Published online by Cambridge University Press: 24 July 2021
Hakkugalu Saar Namma Hakkugalu
Hakkugalu Saar Namma Hakkugalu
Dudiva yella puttu makkaligu thiliya heluva hakku
Swatantradinda badukuva hakku
Shoshaneyinda rakshaneya hakku
Pratiyondu maguvigu shikshanada hakku
Bekaada maahithi thiliyuva hakku
Valleya aarogya padeyuva hakku
Valleya aahaara sevisuva hakku
Bekaada dharmadi baaluva hakku
Valleya bhaasheya aaduva hakku.…
Rights sir, our rights, rights that working children understand and speak of, right to live in freedom, right to be protected from exploitation, every child's right to education, right to information, right to good health, right to consume good food, right to choose one's religion, right to have a good language….
—Poem by Arul Das Vijay, ‘Bevarina Haadugalu’, 2013,Slum Janandolana, KarnatakaHakku literally means ‘right’ or something one claims as one's due from another. Because of my own bias, a training in law and an activist background, as well as the common translation of this word and its use by activists and NGOs to refer to human rights, I conflated hakku to mean human rights. I frequently came upon it in interviews, where it slipped out unexpectedly as a justification for acts such as the occupation of homes, the theft of electricity or water, the bribing of officials for allotments, and so on. I realised over time that there was a difference between how activists and NGO workers spoke of hakku and the way it was used by the residents of Laggere quarters.

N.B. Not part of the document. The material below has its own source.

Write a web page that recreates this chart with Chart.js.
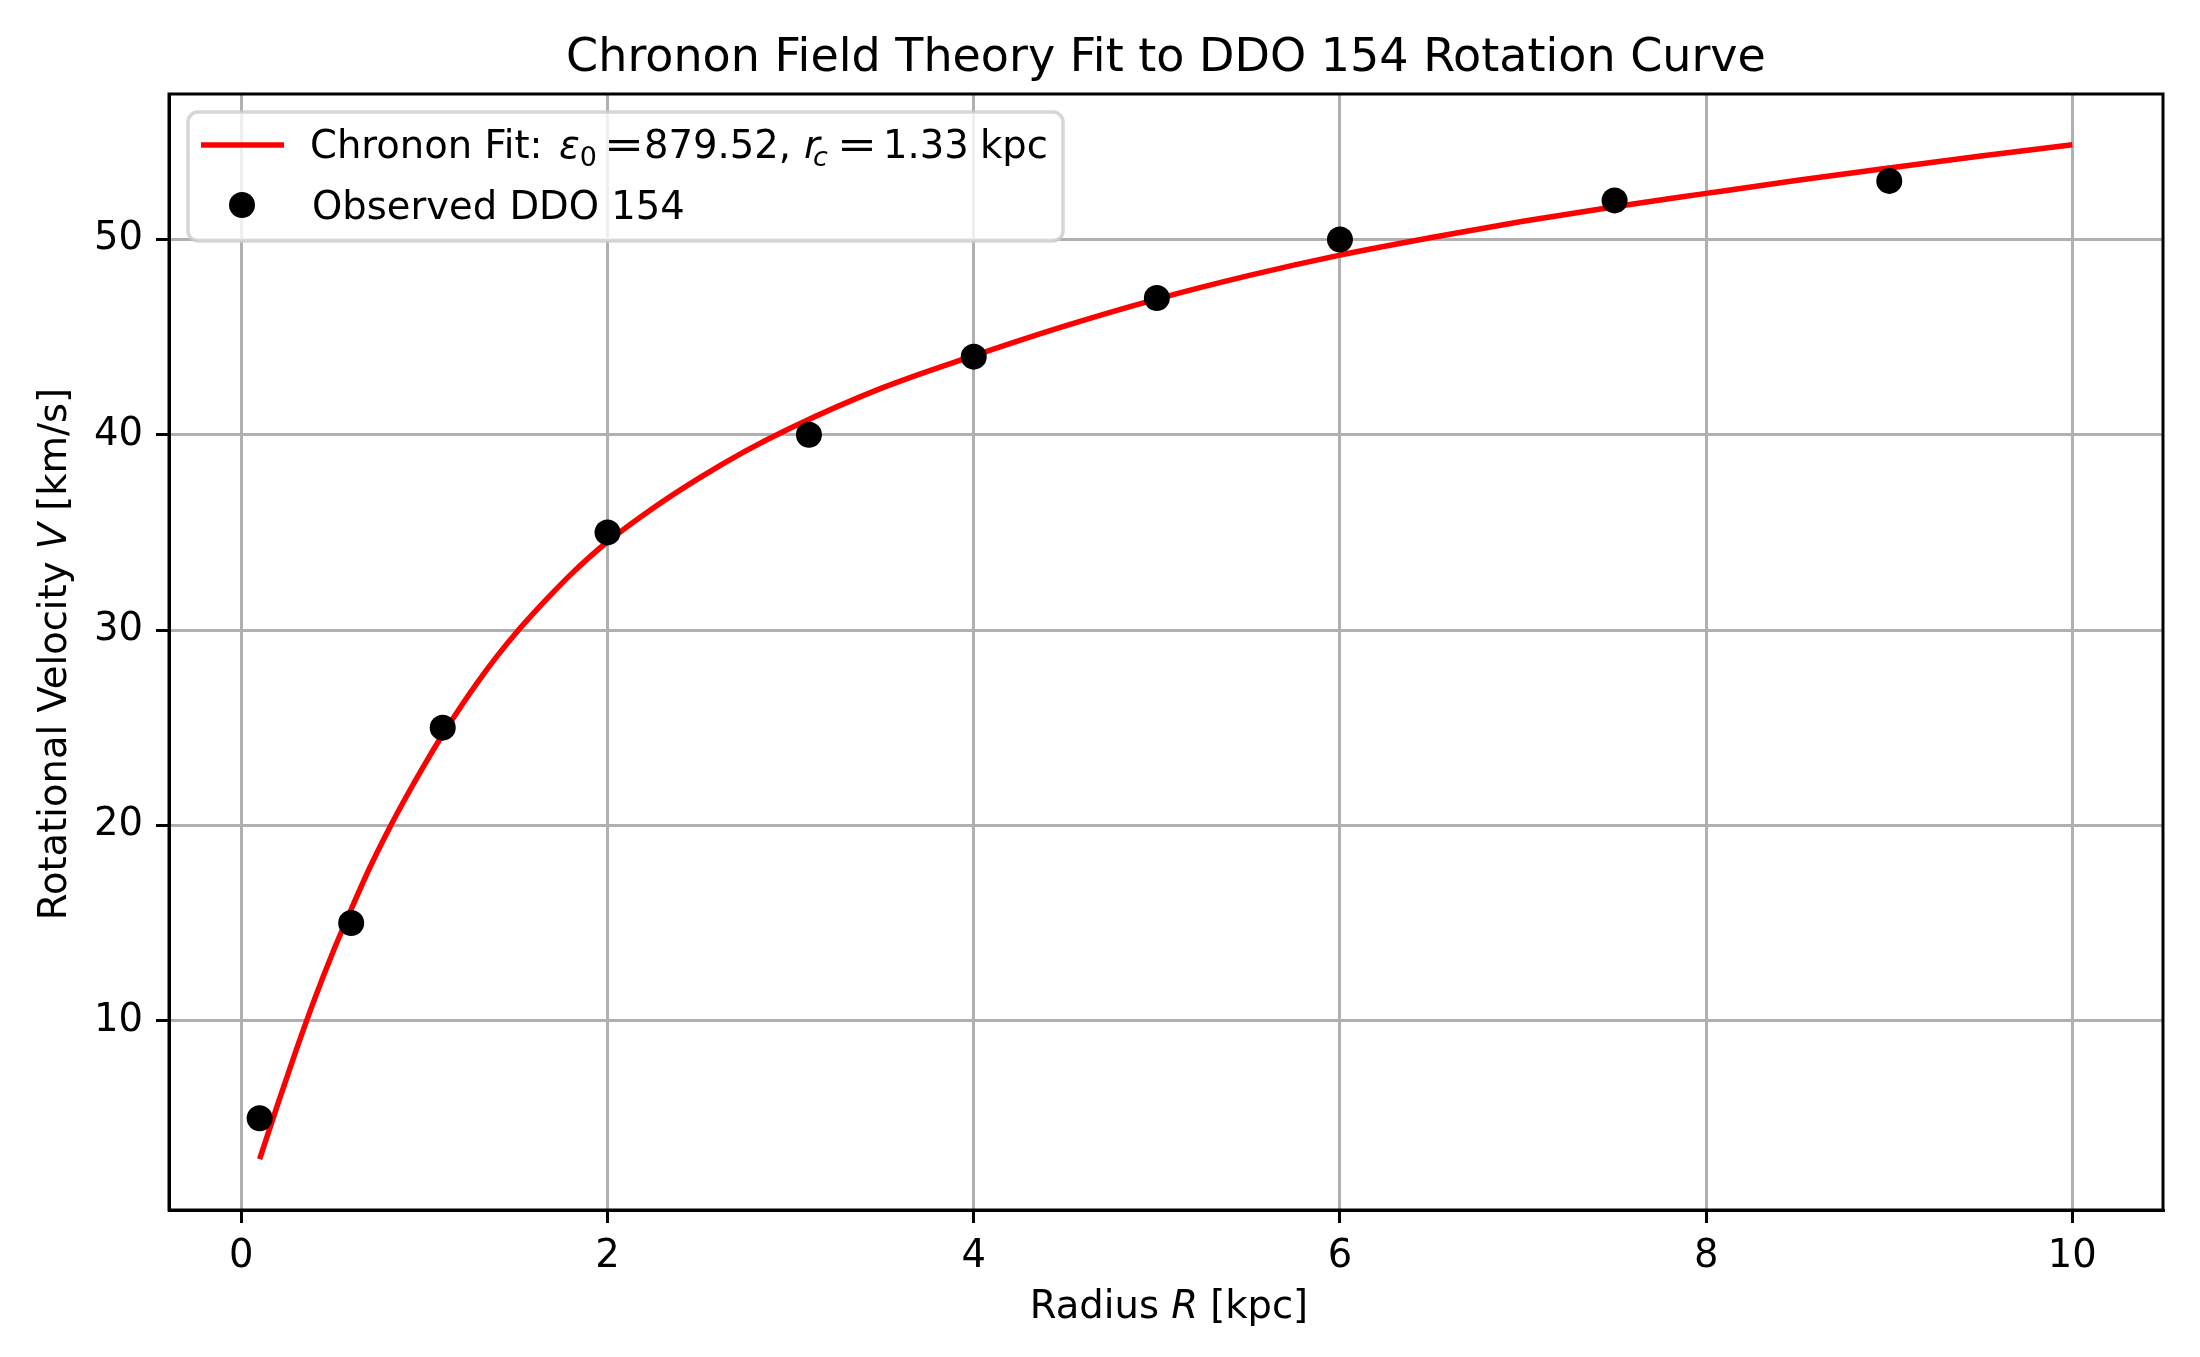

The poem in the epigraph, which is frequently used in protests, reflects these activist discourses of human rights that come to be dispersed on the field, amongst the urban poor, through the work these organisations do. The notion of hakku that people spoke of on the field was, however, more complex than these discourses of human rights, though not insulated from these notions. In a sphere where rights talk is omnipresent, and not just in the work of NGOs and other rights-based organisations, it is impossible for a notion of rights or claims to be insulated from these ideas.
However the claim for ‘rights’ or hakku where the law refuses to recognise these rights points to what Arendt (1951) calls the ‘right to have rights’. As Butler (2009) notes, rights are claimed drawing from the dominant language of law, of rights, even when there are no concrete rights that can be enforced.